Last week, Bruce and I were driving back from a one-day CSRD (Corporate Sustainability Reporting Directive) workshop that we had facilitated for a client.
We used the time to reflect on how it went and eat ice-cream on a lovely spring afternoon.
Our first credit went to the client. They wanted a workshop on a piece of regulation that the EU has just signaled will be both delayed and simplified under the so-called Omnibus proposal. We discussed how regulatory ambiguity can inspire curiosity and opportunity-seeking. When the regulatory question is settled, the focus is on resourcing compliance and the space for curiosity and opportunity seeking closes.
Workshop review
For our performance on the day, Bruce was giving us a 3.5/5. I was more generous, thinking we deserved a 4. (I’m looking forward to seeing the feedback sheets next week 😊.) We debated whether our work as sustainability consultants contributes to the greater good.
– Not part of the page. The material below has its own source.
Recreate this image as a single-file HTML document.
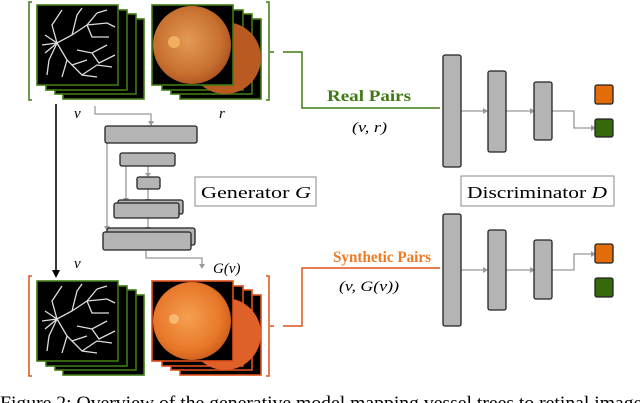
<!DOCTYPE html>
<html><head><meta charset="utf-8"><style>
html,body{margin:0;padding:0;background:#fff;width:640px;height:403px;overflow:hidden}
</style></head><body>
<svg width="640" height="403" viewBox="0 0 640 403" xmlns="http://www.w3.org/2000/svg" font-family="Liberation Serif, serif">
<defs>
<radialGradient id="ret" cx="0.45" cy="0.45" r="0.6"><stop offset="0" stop-color="#e39a55"/><stop offset="0.7" stop-color="#c8702f"/><stop offset="1" stop-color="#a85020"/></radialGradient>
<radialGradient id="ret2" cx="0.45" cy="0.45" r="0.6"><stop offset="0" stop-color="#f5a050"/><stop offset="0.7" stop-color="#e8782a"/><stop offset="1" stop-color="#c85a18"/></radialGradient>
<g id="ves">
<rect x="0" y="0" width="81" height="80" fill="#000"/>
<g stroke="#ddd" stroke-width="1.3" fill="none">
<path d="M5 40 L20 38 L35 30 L50 20 L60 8"/><path d="M20 38 L30 55 L45 70 L60 72"/>
<path d="M35 30 L40 10 L45 3"/><path d="M50 20 L70 18 L78 22"/><path d="M30 55 L25 72"/>
<path d="M45 70 L60 60 L75 62"/><path d="M20 38 L12 55 L10 70"/><path d="M20 38 L15 20 L25 5"/>
<path d="M40 45 L55 48 L70 40"/><path d="M50 20 L55 32 L72 32"/><path d="M35 60 L50 55"/>
<path d="M8 30 L20 38 L8 48"/><path d="M60 8 L70 5"/><path d="M55 48 L62 58 L78 50"/>
</g></g>
</defs>
<g stroke="#3f7a14" stroke-width="1.6">
<rect x="63" y="19" width="81" height="80" fill="#000"/>
<rect x="55" y="14" width="81" height="80" fill="#000"/>
<rect x="46" y="10" width="81" height="80" fill="#000"/>
</g>
<g transform="translate(37,5)"><use href="#ves"/></g>
<rect x="37" y="5" width="81" height="80" fill="none" stroke="#3f7a14" stroke-width="1.6"/>
<g stroke="#3f7a14" stroke-width="1.6">
<rect x="180" y="19" width="81" height="80" fill="#000"/>
<rect x="171" y="14" width="81" height="80" fill="#000"/>
<rect x="162" y="10" width="81" height="80" fill="#000"/>
</g>
<circle cx="225" cy="58" r="36" fill="#b85a22"/>
<rect x="152" y="5" width="81" height="80" fill="#000" stroke="#3f7a14" stroke-width="1.6"/>
<circle cx="192" cy="45" r="39" fill="url(#ret)"/>
<circle cx="174" cy="42" r="6" fill="#f0b060"/>
<path d="M32 2 H29 V100 H32" fill="none" stroke="#3f7a14" stroke-width="1.5"/>
<path d="M266 2 H269 V100 H266" fill="none" stroke="#3f7a14" stroke-width="1.5"/>
<path d="M270 52 H274" stroke="#3f7a14" stroke-width="1.5"/>
<path d="M283 52 H302 V108 H440" fill="none" stroke="#3f7a14" stroke-width="1.5"/>
<text x="327" y="101" font-size="16" font-weight="bold" fill="#3f7a14" textLength="84" lengthAdjust="spacingAndGlyphs">Real Pairs</text>
<text x="352" y="132" font-size="15" font-style="italic" textLength="35" lengthAdjust="spacingAndGlyphs">(v, r)</text>
<text x="74" y="118" font-size="15" font-style="italic">v</text>
<text x="219" y="118" font-size="15" font-style="italic">r</text>
<path d="M56 104 V271" stroke="#000" stroke-width="1.6"/>
<path d="M52 270 L56 278 L60 270 Z" fill="#000"/>
<g stroke="#999" stroke-width="1.3" fill="none">
<path d="M95 106 V114 H151 V122"/>
<path d="M107 143 V227"/><path d="M126 166 V199"/><path d="M148 166 V174"/><path d="M148 189 V200"/><path d="M148 218 V228"/>
<path d="M146 251 V258 H202 V265"/>
</g>
<g fill="#999"><path d="M148 121 L151 126 L154 121Z"/><path d="M104 226 L107 231 L110 226Z"/><path d="M123 198 L126 203 L129 198Z"/><path d="M145 173 L148 177 L151 173Z"/><path d="M145 199 L148 203 L151 199Z"/><path d="M145 227 L148 231 L151 227Z"/><path d="M199 264 L202 269 L205 264Z"/></g>
<g fill="#b4b4b4" stroke="#222" stroke-width="1.3">
<rect x="105" y="126" width="92" height="17" rx="2"/>
<rect x="120" y="153" width="55" height="13" rx="2"/>
<rect x="137" y="177" width="23" height="12" rx="2"/>
<rect x="118" y="200" width="65" height="14" rx="2"/>
<rect x="114" y="203" width="65" height="15" rx="2"/>
<rect x="107" y="228" width="88" height="17" rx="2"/>
<rect x="103" y="232" width="88" height="18" rx="2"/>
</g>
<rect x="195" y="177" width="121" height="29" fill="#fff" stroke="#888" stroke-width="1"/>
<text x="201" y="198" font-size="17" textLength="110" lengthAdjust="spacingAndGlyphs">Generator <tspan font-style="italic">G</tspan></text>
<text x="74" y="268" font-size="15" font-style="italic">v</text>
<text x="213" y="273" font-size="15" font-style="italic">G(v)</text>
<g stroke="#3f7a14" stroke-width="1.6">
<rect x="63" y="295" width="81" height="80" fill="#000"/>
<rect x="55" y="290" width="81" height="80" fill="#000"/>
<rect x="46" y="286" width="81" height="80" fill="#000"/>
</g>
<g transform="translate(37,281)"><use href="#ves"/></g>
<rect x="37" y="281" width="81" height="80" fill="none" stroke="#3f7a14" stroke-width="1.6"/>
<g stroke="#e0501a" stroke-width="1.6">
<rect x="180" y="295" width="81" height="80" fill="#000"/>
<rect x="171" y="290" width="81" height="80" fill="#000"/>
<rect x="162" y="286" width="81" height="80" fill="#000"/>
</g>
<circle cx="225" cy="334" r="36" fill="#e0602a"/>
<rect x="152" y="281" width="81" height="80" fill="#000" stroke="#e0501a" stroke-width="1.6"/>
<circle cx="192" cy="321" r="39" fill="url(#ret2)"/>
<circle cx="174" cy="319" r="5" fill="#f8b870"/>
<path d="M32 276 H29 V376 H32" fill="none" stroke="#e0501a" stroke-width="1.5"/>
<path d="M266 276 H269 V376 H266" fill="none" stroke="#e0501a" stroke-width="1.5"/>
<path d="M270 326 H274" stroke="#e0501a" stroke-width="1.5"/>
<path d="M283 326 H302 V268 H440" fill="none" stroke="#e0501a" stroke-width="1.5"/>
<text x="333" y="262" font-size="16" font-weight="bold" fill="#ee7a22" textLength="98" lengthAdjust="spacingAndGlyphs">Synthetic Pairs</text>
<text x="339" y="291" font-size="15" font-style="italic" textLength="60" lengthAdjust="spacingAndGlyphs">(v, G(v))</text>
<g stroke="#999" stroke-width="1.3" fill="none">
<path d="M461 111 H484"/><path d="M506 111 H531"/><path d="M552 111 H574 V128 H592"/>
<path d="M461 270 H484"/><path d="M506 270 H531"/><path d="M552 270 H574 V254 H592"/>
</g>
<g fill="#999"><path d="M483 108 L488 111 L483 114Z"/><path d="M530 108 L535 111 L530 114Z"/><path d="M591 125 L596 128 L591 131Z"/>
<path d="M483 267 L488 270 L483 273Z"/><path d="M530 267 L535 270 L530 273Z"/><path d="M591 251 L596 254 L591 257Z"/></g>
<g fill="#b4b4b4" stroke="#222" stroke-width="1.3">
<rect x="443" y="55" width="18" height="112" rx="2"/>
<rect x="488" y="71" width="18" height="81" rx="2"/>
<rect x="534" y="82" width="18" height="58" rx="2"/>
<rect x="443" y="214" width="18" height="112" rx="2"/>
<rect x="488" y="230" width="18" height="80" rx="2"/>
<rect x="534" y="240" width="18" height="59" rx="2"/>
</g>
<g stroke="#222" stroke-width="1.3">
<rect x="595" y="85" width="18" height="19" rx="2" fill="#e36c0a"/>
<rect x="595" y="119" width="18" height="18" rx="2" fill="#356a0c"/>
<rect x="595" y="244" width="18" height="19" rx="2" fill="#e36c0a"/>
<rect x="595" y="278" width="18" height="19" rx="2" fill="#356a0c"/>
</g>
<rect x="461" y="176" width="153" height="30" fill="#fff" stroke="#888" stroke-width="1"/>
<text x="467" y="198" font-size="17" textLength="140" lengthAdjust="spacingAndGlyphs">Discriminator <tspan font-style="italic">D</tspan></text>
<text x="0" y="409" font-size="19" textLength="650" lengthAdjust="spacingAndGlyphs">Figure 2: Overview of the generative model mapping vessel trees to retinal images</text>
</svg>
</body></html>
What detrimental impacts could we be enabling? It seems impossible to know..
Back to the workshop – what might it have taken to deliver a 5-star performance?
We both felt (could be our projection) that the client would have liked a roadmap, a bow-tied solution for getting ahead of the regulatory impasse. And while we had some pointers and exercises, it is fair to say we used the workshop to open the opportunity space rather than to populate the opportunity space.
What is the Consultant’s Role?
Bruce’s point was that this could be a lazy consultant’s excuse for a half-done job. There is a germ of truth here, we agree. But I argued, we offer more value by having the confidence to leave the client with a new set of questions (as opposed to answers), and that part of our service is to absorb their dissatisfaction. Because it is in taking forward the new set of questions that they will derive the value of the workshop, even if that comes with the risk of the workshop being perceived as disappointing and that we were overpaid.
Very post-humanist, I know Bruce was thinking that! And a recipe for being a consultant with a lot of free time, too.
Framing the Offering
So, how might we frame this latter approach as a valuable offering? Do we have a relatable story that speaks to the different approaches to strategy and sustainability decision-making under conditions of uncertainty and that can make sense within a corporate logic? We decided we want a story that can start a conversation or change a conversation rather than conclude a conversation (to model our offering). And we want one grounded in experience – not abstract theory.
I felt I had a story. It was a 90-minute + drive, we had the time. So, I shared it.
Bruce, playing the role of critical friend (with much too much aplomb) said the story needs a lot of work.
1996 FA Cup Final
With that caveat, the story is about loitering with intent.
The story originates from the post-match analysis of the 1996 FA Cup final. Man Utd v Liverpool – most memorable perhaps for the visual of the Liverpool team showing up for pre-match photos in white Armani suits.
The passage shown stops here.